Ah, but Pete is still so very naïve.  He doesn’t realize that once he tries to get information about selling the notebooks, it puts him on a collision course for disaster.  Retired police officer turned bounty hunter Bill Hodges gets pulled into the fray, but he may be too late and too far behind to stem the tide of mayhem and bloodshed that is headed right towards Pete and his unknowing family.

While this is not the first time Stephen King has written about the weird and potentially terrifying relationship between reader and author (who can forget 1988’s Misery?), it holds a slightly different mindset, in that the reader/characters are passionate but not necessarily irrational (at least when it comes to literature).  What is enticing, even to the point of murder, is being aware of that which heretofore was considered unknowable, or inconceivable, or even nonexistent.  If knowledge is power, then how much sharper greed must cut when one holds the only knowledge of something as highly valued as a literary masterpiece?  Or better yet, the culmination of literary genius?  It’s a very compelling dynamic, especially with Morrie and Pete – two opposite ends of the moral spectrum – arguing many of the same points when debating the merits of the Runner series, and knowing what it’s continuation means to them.

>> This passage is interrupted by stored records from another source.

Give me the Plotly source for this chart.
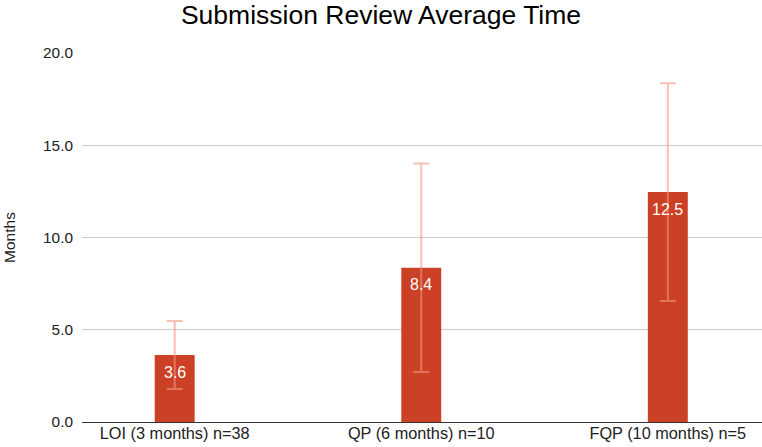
import plotly.graph_objects as go

categories = ["LOI (3 months) n=38", "QP (6 months) n=10", "FQP (10 months) n=5"]
avg_months = [3.63, 8.36, 12.46]
err_months = [1.84, 5.65, 5.9]
y_ticks = [0, 5, 10, 15, 20]

BAR = "#cc4125"
FONT = "Liberation Sans, Arial, sans-serif"

xs = list(range(len(categories)))

fig = go.Figure()
fig.add_trace(go.Bar(
    x=xs,
    y=avg_months,
    width=0.162,
    marker=dict(color=BAR, line=dict(width=0)),
    error_y=dict(type="data", array=err_months, visible=True,
                 color="rgba(240,150,130,0.6)", thickness=2, width=8),
    hoverinfo="skip",
))

for xi, v in zip(xs, avg_months):
    fig.add_annotation(x=xi, y=v, xref="x", yref="y", text=f"{v:.1f}",
                       showarrow=False, yanchor="middle", yshift=-17,
                       font=dict(color="white", size=16, family=FONT))

fig.update_layout(
    width=762, height=447,
    margin=dict(l=82, r=0, t=53, b=25),
    paper_bgcolor="white", plot_bgcolor="white",
    showlegend=False,
    font=dict(family=FONT, color="#222222"),
    title=dict(text="Submission Review Average Time", x=0.5, xanchor="center",
               xref="container", y=1 - 15 / 447, yref="container", yanchor="middle",
               font=dict(size=26.5, color="#000000", family=FONT)),
)
fig.update_xaxes(
    range=[-0.376, 2.382],
    tickmode="array", tickvals=xs, ticktext=categories,
    showgrid=False, zeroline=False, showline=False, ticks="",
    tickfont=dict(size=16.3, color="#222222"),
)
fig.update_yaxes(
    range=[0, 20], tickvals=y_ticks, tickformat=".1f",
    showgrid=True, gridcolor="#cccccc", gridwidth=1,
    zeroline=True, zerolinecolor="#333333", zerolinewidth=1,
    showline=False, ticks="", ticklabelstandoff=8,
    tickfont=dict(size=15.4, color="#222222"),
    title=dict(text="Months", font=dict(size=15.5, color="#222222"), standoff=23),
)

fig.write_html("out.html", config={"displayModeBar": False},
               post_script="document.body.style.margin='0';")
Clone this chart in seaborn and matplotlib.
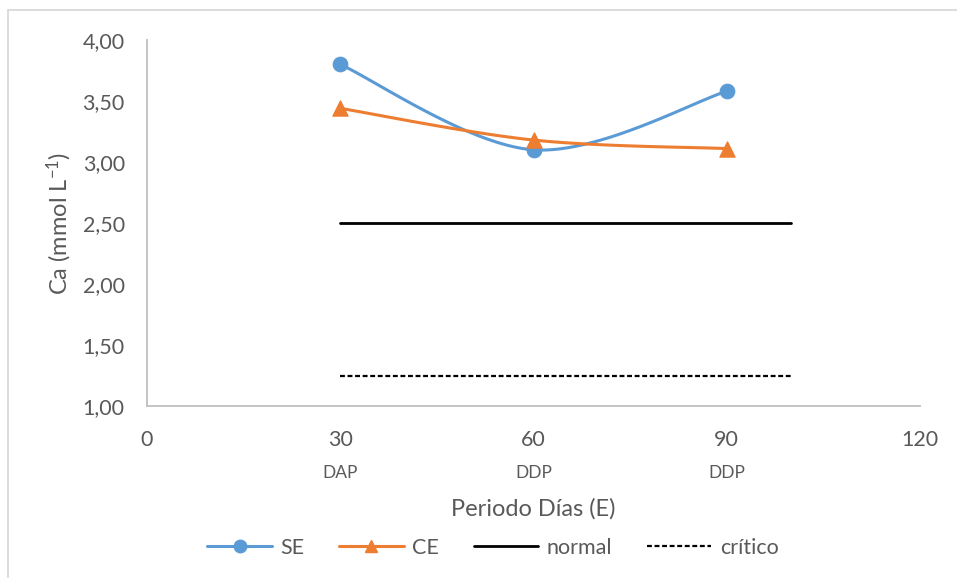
import numpy as np
import pandas as pd
import matplotlib
matplotlib.use("Agg")
import matplotlib.pyplot as plt
import seaborn as sns
from matplotlib.lines import Line2D
from matplotlib.patches import Rectangle

# ---- data ----
dias = [30, 60, 90]
etapas = ["DAP", "DDP", "DDP"]
se_vals = [3.80, 3.10, 3.58]
ce_vals = [3.44, 3.18, 3.11]
normal_x = [30, 100]
normal_y = [2.50, 2.50]
critico_x = [30, 100]
critico_y = [1.25, 1.25]
xticks = [0, 30, 60, 90, 120]
yticks = [1.0, 1.5, 2.0, 2.5, 3.0, 3.5, 4.0]

C_SE = "#5b9bd5"
C_CE = "#ed7d31"
TXT = "#595959"

sns.set_theme(style="white")
plt.rcParams["font.family"] = ["Lato", "DejaVu Sans"]
plt.rcParams["mathtext.default"] = "regular"


def excel_smooth(xs, ys, n=60):
    """Excel-like smoothed line (Catmull-Rom style Bezier) through points."""
    pts = np.column_stack([xs, ys]).astype(float)
    P = np.vstack([pts[0], pts, pts[-1]])
    out = []
    for i in range(1, len(P) - 2):
        p0, p1, p2, p3 = P[i - 1], P[i], P[i + 1], P[i + 2]
        c1 = p1 + (p2 - p0) / 6.0
        c2 = p2 - (p3 - p1) / 6.0
        t = np.linspace(0, 1, n)[:, None]
        seg = ((1 - t) ** 3) * p1 + 3 * ((1 - t) ** 2) * t * c1 + 3 * (1 - t) * t ** 2 * c2 + t ** 3 * p2
        out.append(seg if i == 1 else seg[1:])
    s = np.vstack(out)
    return s[:, 0], s[:, 1]


fig = plt.figure(figsize=(9.57, 5.78), dpi=100)
ax = fig.add_axes([147 / 957, 1 - 406 / 578, (920 - 147) / 957, (406 - 40) / 578])

DASH = (0, (2.2, 1.2))

# smoothed curves
for vals, col in [(se_vals, C_SE), (ce_vals, C_CE)]:
    sx, sy = excel_smooth(dias, vals)
    sns.lineplot(x=sx, y=sy, ax=ax, color=col, lw=2.2, sort=False, estimator=None)

df_se = pd.DataFrame({"x": dias, "y": se_vals})
df_ce = pd.DataFrame({"x": dias, "y": ce_vals})
sns.scatterplot(data=df_se, x="x", y="y", ax=ax, color=C_SE, marker="o", s=110, edgecolor=C_SE, zorder=5)
sns.scatterplot(data=df_ce, x="x", y="y", ax=ax, color=C_CE, marker="^", s=120, edgecolor=C_CE, zorder=5)

sns.lineplot(x=normal_x, y=normal_y, ax=ax, color="black", lw=2.0)
sns.lineplot(x=critico_x, y=critico_y, ax=ax, color="black", lw=1.6, linestyle=DASH)

ax.set_xlim(0, 120)
ax.set_ylim(1.0, 4.0)
ax.set_xticks(xticks)
ax.set_yticks(yticks)
ax.set_xticklabels([str(v) for v in xticks], color=TXT, fontsize=15.5)
ax.set_yticklabels([f"{v:.2f}".replace(".", ",") for v in yticks], color=TXT, fontsize=15.5)
ax.tick_params(axis="y", length=0, pad=16)
ax.tick_params(axis="x", length=0, pad=17)

for side in ["top", "right"]:
    ax.spines[side].set_visible(False)
for side in ["left", "bottom"]:
    ax.spines[side].set_color("#bfbfbf")
    ax.spines[side].set_linewidth(1.3)

# stage labels under ticks
for x, lab in zip(dias, etapas):
    ax.text(x, -0.183, lab, transform=ax.get_xaxis_transform(), ha="center", va="center",
            fontsize=12.5, color=TXT)

ax.set_ylabel("Ca (mmol L$^{-1}$)", fontsize=17, color=TXT, labelpad=6)
ax.set_xlabel("")
fig.text(533 / 957, 1 - 509 / 578, "Periodo Días (E)", ha="center", va="center", fontsize=17, color=TXT)

handles = [
    Line2D([], [], color=C_SE, lw=2.2, marker="o", markersize=9),
    Line2D([], [], color=C_CE, lw=2.2, marker="^", markersize=9),
    Line2D([], [], color="black", lw=2.0),
    Line2D([], [], color="black", lw=1.6, linestyle=DASH),
]
fig.legend(handles, ["SE", "CE", "normal", "crítico"], loc="center",
           bbox_to_anchor=(493 / 957, 1 - 548 / 578), ncol=4, frameon=False,
           fontsize=15.5, labelcolor=TXT, handlelength=3.0, columnspacing=1.6, handletextpad=0.4)

# chart area border (top & left visible)
fig.add_artist(Rectangle((8 / 957, -0.1), 1.2, 1 - 10 / 578 + 0.1, transform=fig.transFigure,
                         fill=False, edgecolor="#d9d9d9", lw=1.3))

fig.savefig("out.png", dpi=100)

However, this is a Stephen King novel, which means the esoteric discussions are on equal footing with fast pacing, engaging characters (both good and  evil), lots of blood, a fair bit of murder, a heckuva lot of menacing, some downright ickiness, some well timed coincidences and a whole lotta clever, clever, clever writing.

The Bill Hodges story line did have the strange feel of being slightly outside the rest of the action, with elements that didn’t fit with Finders Keepers (such as the strangely catatonic patient that Hodges kept visiting).  Being only a casual Stephen King reader, I didn’t realize until performing research for this review that Hodges and his cohorts, Holly Gibney and Jerome Robinson, are the main characters in Mr. King’s book Mr. Mercedes, and that certain events in Finders Keepers overlap with the main gist of that novel.  I don’t mean to imply that the Mr. Mercedes tie in detracts from Finders Keepers, but it does explain why Hodges, et al, while integral to the plot, seem to be a bit outside the action rather than entrenched in it.

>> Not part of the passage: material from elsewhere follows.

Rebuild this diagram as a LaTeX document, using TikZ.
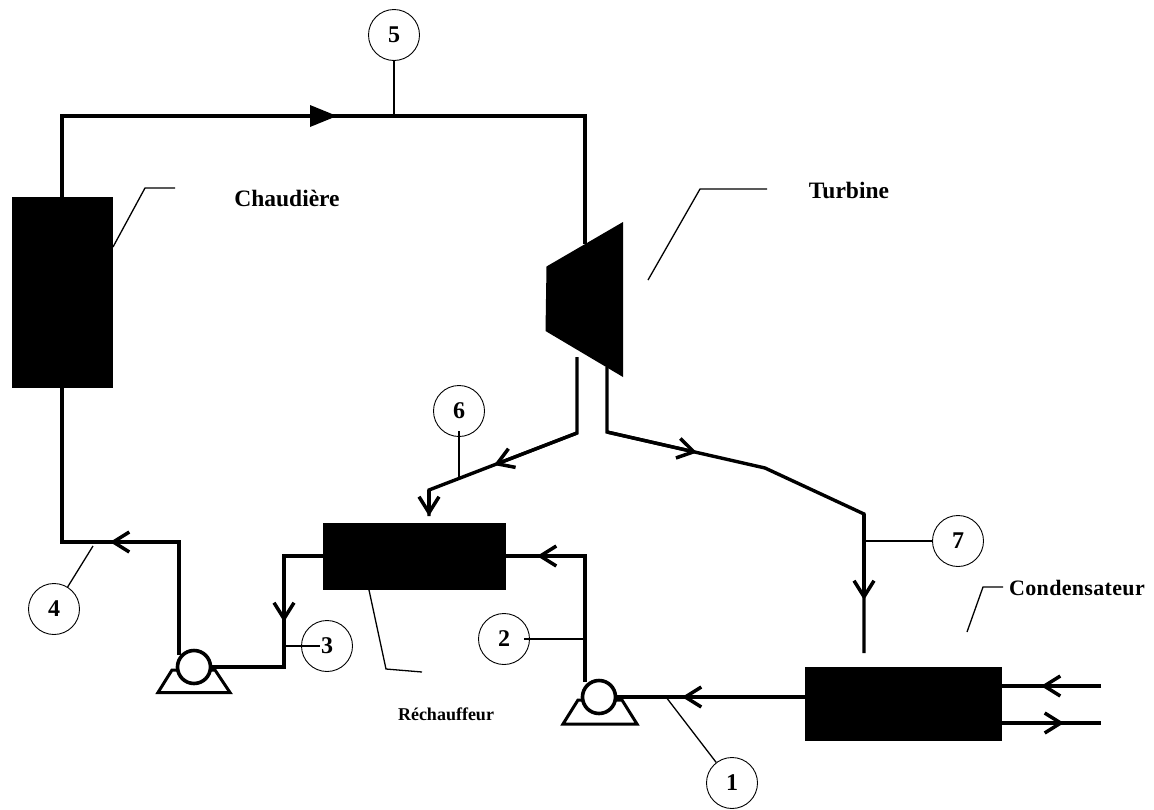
\documentclass[tikz,border=0pt]{standalone}
\usepackage{fontspec}
\setmainfont{Liberation Serif}
\usetikzlibrary{arrows.meta}
\tikzset{
  pipe/.style={line width=3.4pt, line join=miter, >={Straight Barb[length=16pt,width=20pt,line width=3.5pt]}},
  leader/.style={line width=1.3pt},
  blackbox/.style={fill=black, draw=none, inner sep=0pt},
  numcircle/.style={circle, draw, line width=0.9pt, minimum size=51pt, inner sep=0pt, font=\fontsize{24}{24}\selectfont\bfseries},
  pumpball/.style={circle, draw, fill=white, line width=3.6pt, minimum size=33pt, inner sep=0pt},
  lbl/.style={font=\fontsize{23.5}{24}\selectfont\bfseries, inner sep=0pt},
  lblsmall/.style={font=\fontsize{18}{18}\selectfont\bfseries, inner sep=0pt},
  lblwide/.style={font=\fontsize{22}{22}\selectfont\bfseries\addfontfeature{LetterSpace=1.5}, inner sep=0pt}
}
\begin{document}
\begin{tikzpicture}[x=1pt, y=-1pt]
\useasboundingbox (0,0) rectangle (1154,809);

% Equipment
\node[blackbox, minimum width=101pt, minimum height=191pt] (chaudiere) at (62.5,292.5) {};
\node[blackbox, minimum width=183pt, minimum height=67pt] (rechauffeur) at (414.5,556.5) {};
\node[blackbox, minimum width=197pt, minimum height=74pt] (condenseur) at (903.5,704) {};
\fill (546.5,266.5) coordinate (t1) -- (623,222) coordinate (t2) -- (623,377) coordinate (t3) -- (545.5,331) coordinate (t4) -- cycle;

% Pipe junctions
\coordinate (a1) at (62,197);
\coordinate (a2) at (62,116);
\coordinate (a3) at (585,116);
\coordinate (a4) at (585,244);
\coordinate (b1) at (577,357);
\coordinate (b2) at (577,433);
\coordinate (b3) at (429,490);
\coordinate (b4) at (429,516);
\coordinate (c1) at (607,367);
\coordinate (c2) at (607,432);
\coordinate (c3) at (765,468);
\coordinate (c4) at (864,514);
\coordinate (c5) at (864,653);
\coordinate (d1) at (805,697);
\coordinate (e1) at (506,556);
\coordinate (e2) at (585,556);
\coordinate (e3) at (585,682);
\coordinate (f1) at (323,556);
\coordinate (f2) at (284,556);
\coordinate (f3) at (284,667);
\coordinate (g1) at (179,655);
\coordinate (g2) at (179,542);
\coordinate (g3) at (62,542);
\coordinate (g4) at (62,388);
\coordinate (h1) at (1002,686);
\coordinate (h2) at (1101,686);
\coordinate (h3) at (1002,723);
\coordinate (h4) at (1101,723);

% Pumps
\draw[pipe, line width=3pt] (158,692.5) coordinate (p1) -- (172,670) -- (215,670) -- (230,692.5) -- cycle;
\draw[pipe, line width=3pt] (563,724) coordinate (p2) -- (578,700) -- (622,700) -- (637,724) -- cycle;
\node[pumpball] (pompeA) at (194,667) {};
\node[pumpball] (pompeB) at (599,697) {};

% Main circuit
\draw[pipe] (a1) -- (a2) -- (a3) -- (a4);
\fill (310,105) coordinate (m1) -- (337,116) coordinate (m2) -- (310,127) coordinate (m3) -- cycle;
\draw[pipe] (b1) -- (b2) -- (b3) -- (b4);
\draw[pipe, ->] (b2) -- (494,465);
\draw[pipe, ->] (b3) -- (b4);
\draw[pipe] (c1) -- (c2) -- (c3) -- (c4) -- (c5);
\draw[pipe, ->] (c2) -- (697,452.5);
\draw[pipe, ->] (c4) -- (864,600);
\draw[pipe] (d1) -- (pompeB.east);
\draw[pipe, ->] (d1) -- (682,697);
\draw[pipe] (e1) -- (e2) -- (e3);
\draw[pipe, ->] (e2) -- (537,556);
\draw[pipe] (f1) -- (f2) -- (f3) -- (pompeA.east);
\draw[pipe, ->] (f2) -- (284,622);
\draw[pipe] (g1) -- (g2) -- (g3) -- (g4);
\draw[pipe, ->] (g2) -- (110,542);
\draw[pipe] (h1) -- (h2);
\draw[pipe, ->] (h2) -- (1041,686);
\draw[pipe] (h3) -- (h4);
\draw[pipe, ->] (h3) -- (1064,723);

% State points
\node[numcircle] (n1) at (732,783) {1};
\node[numcircle] (n2) at (504,639) {2};
\node[numcircle] (n3) at (327,646) {3};
\node[numcircle] (n4) at (54,609) {4};
\node[numcircle] (n5) at (394,35) {5};
\node[numcircle] (n6) at (459,411) {6};
\node[numcircle] (n7) at (958,541) {7};

\coordinate (s1) at (666,697);
\coordinate (s2) at (585,639);
\coordinate (s2b) at (524,639);
\coordinate (s3) at (284,646);
\coordinate (s3b) at (320,646);
\coordinate (s4) at (93,546);
\coordinate (s5) at (394,116);
\coordinate (s6) at (459,478);
\coordinate (s6b) at (459,431);
\coordinate (s7) at (864,541);
\draw[leader] (s1) -- (n1);
\draw[leader] (s2) -- (s2b);
\draw[leader] (s3) -- (s3b);
\draw[leader] (s4) -- (n4);
\draw[leader] (s5) -- (n5);
\draw[leader] (s6) -- (s6b);
\draw[leader] (s7) -- (n7);

% Labels
\node[lbl] (lchaud) at (287,198) {Chaudière};
\node[lbl] (lturb) at (849,190) {Turbine};
\node[lblwide] (lcond) at (1077,588) {Condensateur};
\node[lblsmall] (lrech) at (446,714) {Réchauffeur};

\coordinate (k1) at (145,188);
\coordinate (k2) at (175,188);
\coordinate (k3) at (648,280);
\coordinate (k4) at (700,189);
\coordinate (k5) at (767,189);
\coordinate (k6) at (967,632);
\coordinate (k7) at (983,587);
\coordinate (k8) at (1003,587);
\coordinate (k9) at (369,590);
\coordinate (k10) at (386,669);
\coordinate (k11) at (422,672);
\coordinate (k12) at (113,247);
\draw[leader] (k12) -- (k1) -- (k2);
\draw[leader] (k3) -- (k4) -- (k5);
\draw[leader] (k6) -- (k7) -- (k8);
\draw[leader] (k9) -- (k10) -- (k11);
\end{tikzpicture}
\end{document}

While I didn’t find Finders Keepers quite as engaging as the other recent Stephen King I’ve read – Doctor Sleep – I did find it just as engrossing and just as page-turningly thrilling.  If you’re a Stephen King fan, reading Finders Keepers is a no-brainer.  If you are a casual fan, I would still highly recommend it.  The passages about the value of literature are soaring and clear, the action is lucidly violent, the characters are unforgettable, as with the best of Stephen King’s works.  Finders Keepers should definitely be on your TBR list.